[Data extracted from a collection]
BEGIN

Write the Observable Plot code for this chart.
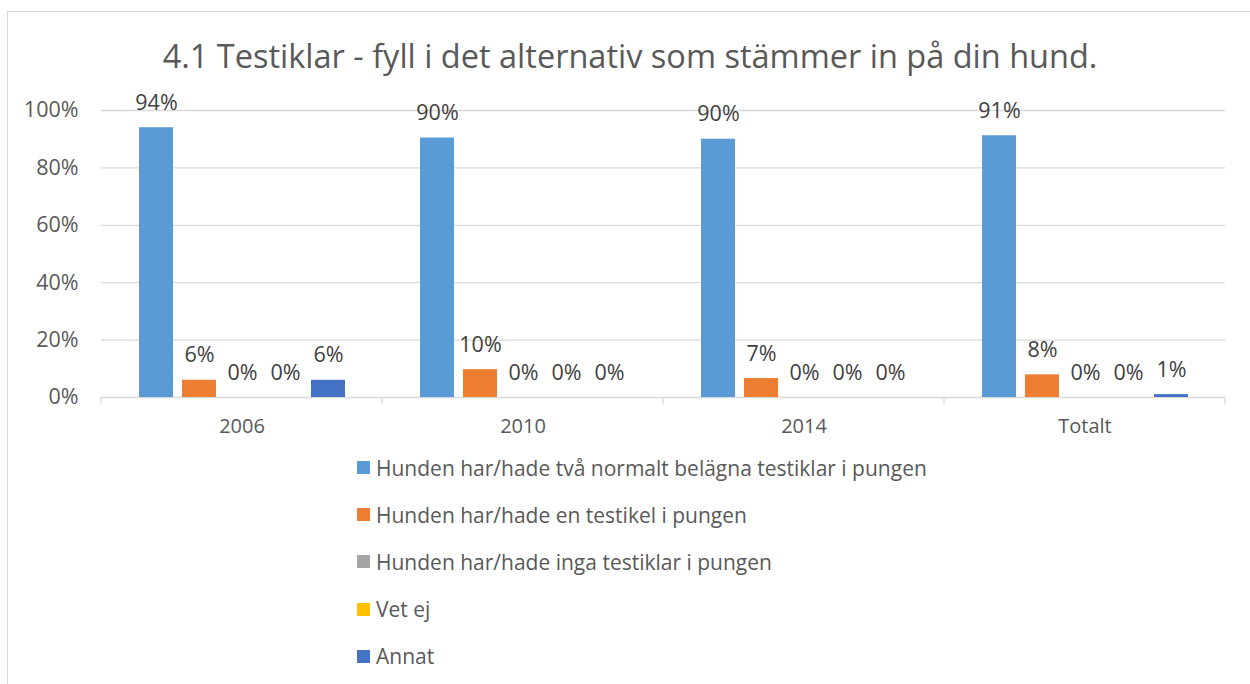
<!DOCTYPE html>
<html><head><meta charset="utf-8">
<script src="https://cdn.jsdelivr.net/npm/d3@7"></script>
<script src="https://cdn.jsdelivr.net/npm/@observablehq/plot@0.6"></script>
<style>
body{margin:0;background:#fff;font-family:"Open Sans",sans-serif;overflow:hidden}
#frame{position:absolute;left:7px;top:11px;width:1260px;height:700px;border:1.5px solid #d9d9d9;box-sizing:border-box}
#title{position:absolute;top:33px;left:0;width:1260px;text-align:center;font-size:32.5px;color:#595959;white-space:nowrap}
#chart{position:absolute;left:0;top:60px}
#legend{position:absolute;left:357px;top:444px}
.item{display:flex;align-items:center;height:47.2px;font-size:21px;color:#595959;white-space:nowrap}
.sw{width:13px;height:13px;margin-right:6px;flex:none}
</style></head>
<body>
<div id="frame"></div>
<div id="title">4.1 Testiklar - fyll i det alternativ som stämmer in på din hund.</div>
<div id="chart"></div>
<div id="legend"></div>
<script>
const categories = ["2006", "2010", "2014", "Totalt"];
const series = [
  "Hunden har/hade två normalt belägna testiklar i pungen",
  "Hunden har/hade en testikel i pungen",
  "Hunden har/hade inga testiklar i pungen",
  "Vet ej",
  "Annat"
];
const colors = ["#5B9BD5", "#ED7D31", "#A5A5A5", "#FFC000", "#4472C4"];
const values2006 = [0.94, 0.06, 0, 0, 0.06];
const values2010 = [0.904, 0.097, 0, 0, 0];
const values2014 = [0.90, 0.066, 0, 0, 0];
const valuesTotalt = [0.912, 0.079, 0, 0, 0.01];
const yTicks = [0, 0.2, 0.4, 0.6, 0.8, 1];

const allValues = [values2006, values2010, values2014, valuesTotalt];
const data = categories.flatMap((c, i) => series.map((s, j) => ({cat: c, series: s, value: allValues[i][j]})));
const fmt = d3.format(".0%");

const plot = Plot.plot({
  width: 1250, height: 390,
  marginLeft: 100, marginRight: 24, marginTop: 50, marginBottom: 53,
  style: {fontFamily: "'Open Sans', sans-serif", fontSize: "20px", color: "#595959", background: "transparent"},
  fx: {domain: categories, padding: 0, label: null, axis: "bottom", tickSize: 0, tickPadding: 21},
  x: {domain: series, paddingInner: 0.21, paddingOuter: 0.87, axis: null},
  y: {domain: [0, 1], label: null, axis: null},
  color: {domain: series, range: colors},
  marks: [
    Plot.ruleY(yTicks, {stroke: "#d9d9d9", strokeWidth: 1.3}),
    Plot.axisY({ticks: yTicks, tickFormat: ".0%", tickSize: 0, tickPadding: 23, label: null, fontSize: 21.5}),
    Plot.barY(data, {fx: "cat", x: "series", y: "value", fill: "series"}),
    Plot.text(data, {fx: "cat", x: "series", y: "value", text: d => fmt(d.value), lineAnchor: "bottom", dy: -18, fill: "#404040", fontSize: 21.5})
  ]
});
document.getElementById("chart").appendChild(plot);

// boundary ticks between categories, positioned by the fx scale
const fx = plot.scale("fx");
const y = plot.scale("y");
const bounds = categories.map(c => fx.apply(c)).concat([fx.apply(categories[categories.length - 1]) + fx.bandwidth]);
const y0 = y.apply(0);
d3.select(plot).append("g").selectAll("line").data(bounds).join("line")
  .attr("x1", d => d).attr("x2", d => d).attr("y1", y0).attr("y2", y0 + 7)
  .attr("stroke", "#d9d9d9").attr("stroke-width", 1.3);

const legend = d3.select("#legend");
series.forEach((s, i) => {
  const it = legend.append("div").attr("class", "item");
  it.append("div").attr("class", "sw").style("background", colors[i]);
  it.append("span").text(s);
});
</script>
</body></html>
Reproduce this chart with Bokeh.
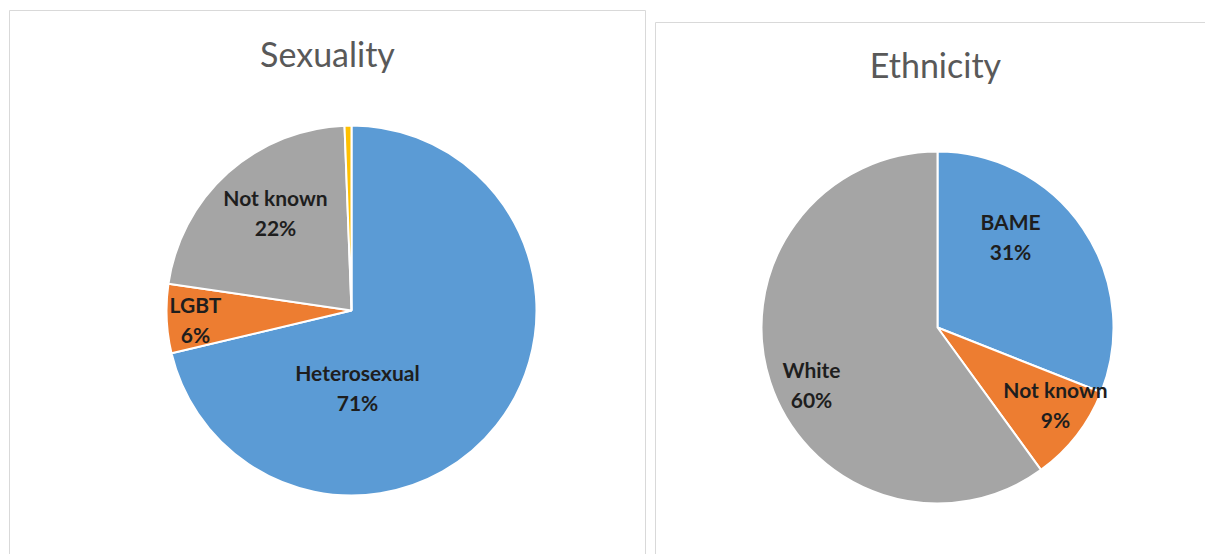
import numpy as np
from bokeh.plotting import figure
from bokeh.models import Range1d, ColumnDataSource
from bokeh.embed import file_html
from bokeh.resources import INLINE
from bokeh.core.properties import value

# ---------------- data ----------------
sex_title = "Sexuality"
sex_categories = ["Heterosexual", "LGBT", "Not known", "Other"]
sex_values = [71.0, 6.0, 22.0, 0.6]
sex_pct_labels = ["71%", "6%", "22%", ""]

eth_title = "Ethnicity"
eth_categories = ["BAME", "Not known", "White"]
eth_values = [31.0, 9.0, 60.0]
eth_pct_labels = ["31%", "9%", "60%"]

# ---------------- style / layout ----------------
sex_colors = ["#5B9BD5", "#ED7D31", "#A5A5A5", "#FFC000"]
eth_colors = ["#5B9BD5", "#ED7D31", "#A5A5A5"]
FONT = "Lato"
W, H = 1205, 554

def Y(sy):  # screen y -> data y
    return H - sy

p = figure(width=W, height=H, output_backend="svg", toolbar_location=None,
           x_range=Range1d(0, W), y_range=Range1d(0, H),
           min_border=0, tools="")
p.axis.visible = False
p.grid.visible = False
p.outline_line_color = None
p.background_fill_color = "white"
p.border_fill_color = "white"

# panel borders
p.quad(left=[9, 655], right=[645, 1215], top=[Y(10), Y(22)], bottom=[Y(600), Y(600)],
       fill_color=None, line_color="#D9D9D9", line_width=1)

def pie(cx, cy, r, vals, colors, cats, pcts, offsets):
    v = np.array(vals, dtype=float)
    frac = v / v.sum()
    cum = np.concatenate([[0], np.cumsum(frac)])
    start = np.pi / 2 - 2 * np.pi * cum[:-1]
    end = np.pi / 2 - 2 * np.pi * cum[1:]
    src = ColumnDataSource(dict(x=[cx] * len(v), y=[Y(cy)] * len(v),
                                start=start, end=end, color=colors))
    p.wedge(x="x", y="y", radius=r, radius_units="screen", start_angle="start",
            end_angle="end", direction="clock", fill_color="color",
            line_color="white", line_width=2, source=src)
    names, pl, xs, y1, y2 = [], [], [], [], []
    for c, t, off in zip(cats, pcts, offsets):
        if off is None:
            continue
        names.append(c); pl.append(t)
        xs.append(cx + off[0]); y1.append(Y(cy + off[1])); y2.append(Y(cy + off[1] + 30))
    for txt, yy in ((names, y1), (pl, y2)):
        p.text(x=xs, y=yy, text=txt, text_font=value(FONT), text_font_size="21px",
               text_font_style="bold", text_color="#1E1E1E", text_align="center",
               text_baseline="alphabetic")

# label offsets relative to pie centre (name baseline)
sex_offsets = [(6, 62), (-156, -6), (-76, -113), None]
eth_offsets = [(73, -106), (118, 62), (-126, 42)]

pie(351, 310, 185, sex_values, sex_colors, sex_categories, sex_pct_labels, sex_offsets)
pie(937, 327, 176, eth_values, eth_colors, eth_categories, eth_pct_labels, eth_offsets)

p.text(x=[327, 935], y=[Y(53), Y(64)], text=[sex_title, eth_title], text_font=value(FONT),
       text_font_size="34px", text_color="#595959", text_align="center",
       text_baseline="alphabetic")

open("out.html", "w").write(file_html(p, INLINE))
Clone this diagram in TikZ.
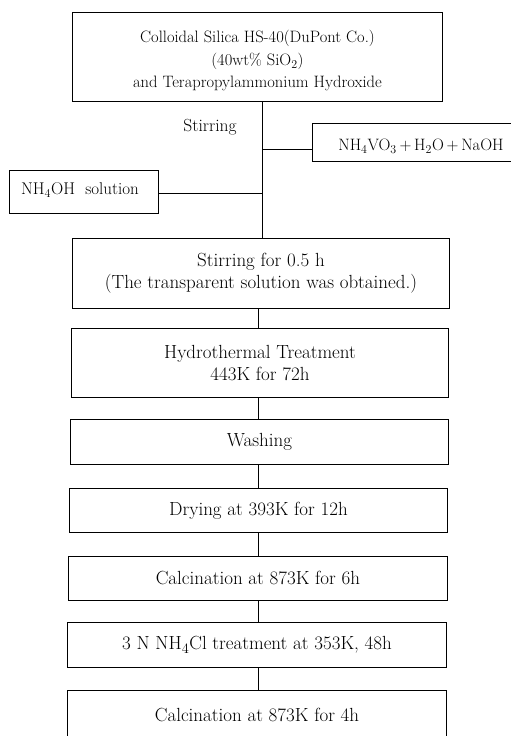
\documentclass[tikz,border=0pt]{standalone}
\begin{document}
\begin{tikzpicture}[x=1pt,y=-1pt,
  box/.style={draw,line width=0.9pt,anchor=north west,inner sep=0pt,align=center,font=\fontsize{19}{22}\selectfont},
  txt/.style={inner sep=0pt,align=center},
  conn/.style={line width=0.8pt}]
\useasboundingbox (0,0) rectangle (511,736);
\node[box,minimum width=370,minimum height=89] (top) at (72,12) {};
\node[txt,font=\fontsize{16.5}{22.5}\selectfont] (toptxt) at ([yshift=-4pt]top.center) {Colloidal Silica HS-40(DuPont Co.)\\(40wt\% SiO$_2$)\\and Terapropylammonium Hydroxide};
\node[font=\fontsize{17.5}{20}\selectfont] (stirlbl) at (210,127) {Stirring};
\node[box,minimum width=199,minimum height=38] (vo) at (312,123) {};
\node[txt,font=\fontsize{16.5}{19}\selectfont] (votxt) at (421,146) {NH$_4$VO$_3$\,+\,H$_2$O\,+\,NaOH};
\node[box,minimum width=149,minimum height=43] (nh) at (9,170) {};
\node[txt,font=\fontsize{17}{19}\selectfont] (nhtxt) at (80,190) {NH$_4$OH\ \ solution};
\node[box,minimum width=377,minimum height=70] (stir) at (72,238) {Stirring for 0.5 h\\(The transparent solution was obtained.)};
\node[box,minimum width=377,minimum height=69] (hyd) at (71,328) {Hydrothermal Treatment\\443K for 72h};
\node[box,minimum width=378,minimum height=45] (wash) at (70,419) {Washing};
\node[box,minimum width=378,minimum height=44] (dry) at (69,488) {Drying at 393K for 12h};
\node[box,minimum width=379,minimum height=44] (cal1) at (68,556) {Calcination at 873K for 6h};
\node[box,minimum width=379,minimum height=45] (nhcl) at (67,622) {3 N NH$_4$Cl treatment at 353K, 48h};
\node[box,minimum width=379,minimum height=50] (cal2) at (67,690) {};
\node[txt,font=\fontsize{19}{22}\selectfont] (cal2txt) at (257,715) {Calcination at 873K for 4h};
\coordinate (j1) at (262,149);
\coordinate (j2) at (262,193);
\coordinate (c) at (258,0);
\draw[conn] (top.south -| j1) -- (stir.north -| j1);
\draw[conn] (j1) -- (vo.west |- j1);
\draw[conn] (nh.east |- j2) -- (j2);
\draw[conn] (stir.south -| c) -- (hyd.north -| c);
\draw[conn] (hyd.south -| c) -- (wash.north -| c);
\draw[conn] (wash.south -| c) -- (dry.north -| c);
\draw[conn] (dry.south -| c) -- (cal1.north -| c);
\draw[conn] (cal1.south -| c) -- (nhcl.north -| c);
\draw[conn] (nhcl.south -| c) -- (cal2.north -| c);
\end{tikzpicture}
\end{document}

END

● **EXERCISE BRIEF**
Determine how many lines of the material include the string "this". Output only that count.

● **EXPECTED ANSWER**
3